ROAD haulage holds the key to better and more economic freight services in the Highlands of Scotland—but already the industry is labouring under the limitations of inadequate roads.

This message has been passed to the Government by the Highland Transport Board in its final report after a three-year look at conditions in this large but isolated sector of Britain.

The Board points out that hauliers have been rapidly taking over much of the Highland traffic formerly carried by the railways, and this will continue and increase.

But bigger and wider vehicles will be needed to keep down unit costs: Already, efficiency and costs are adversely affected by the limitations of many roads in the area.
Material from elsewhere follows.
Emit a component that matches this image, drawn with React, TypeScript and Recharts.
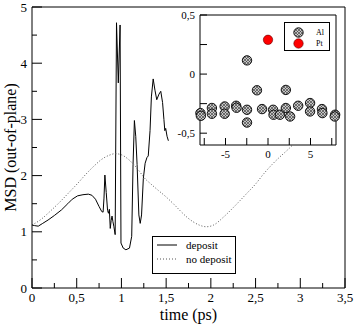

A fundamental aim of transport policy, says the Board, should be to assist road transport, and special attention must now be paid to the roads. It would be a tragedy if the lack of good roads proved a basic deterrent to the development of the Highlands.

The extent to which the area depends on road transport is shown, the report adds, by the fact that there are 26 licensed vehicles per 100 inhabitants, compared with 18 per 100 in the rest of Scotland.

From 1962 to 1965 goods vehicles and cars licensed in the Highlands increased by over 18 per cent, only just short of Glasgow's increase. This did not take into account the increasing numbers of vehicles travelling from outside the area. Commercial vehicles, for instance, now carry virtually all the area's livestock and an ever-increasing proportion of the fish traffic. The Board recommend that a number of road routes should be improved to modem standards before 1980. Operators want priority attention for the road between Inverness. Dingwall and Invergordon.

Among other developments suggested is the replacement of the Ballachulish ferry with a toll-free bridge, saving an expensive 19-mile detour for most lorries and buses; and a rapid and extensive expansion of vehicle ferries to the Scottish islands.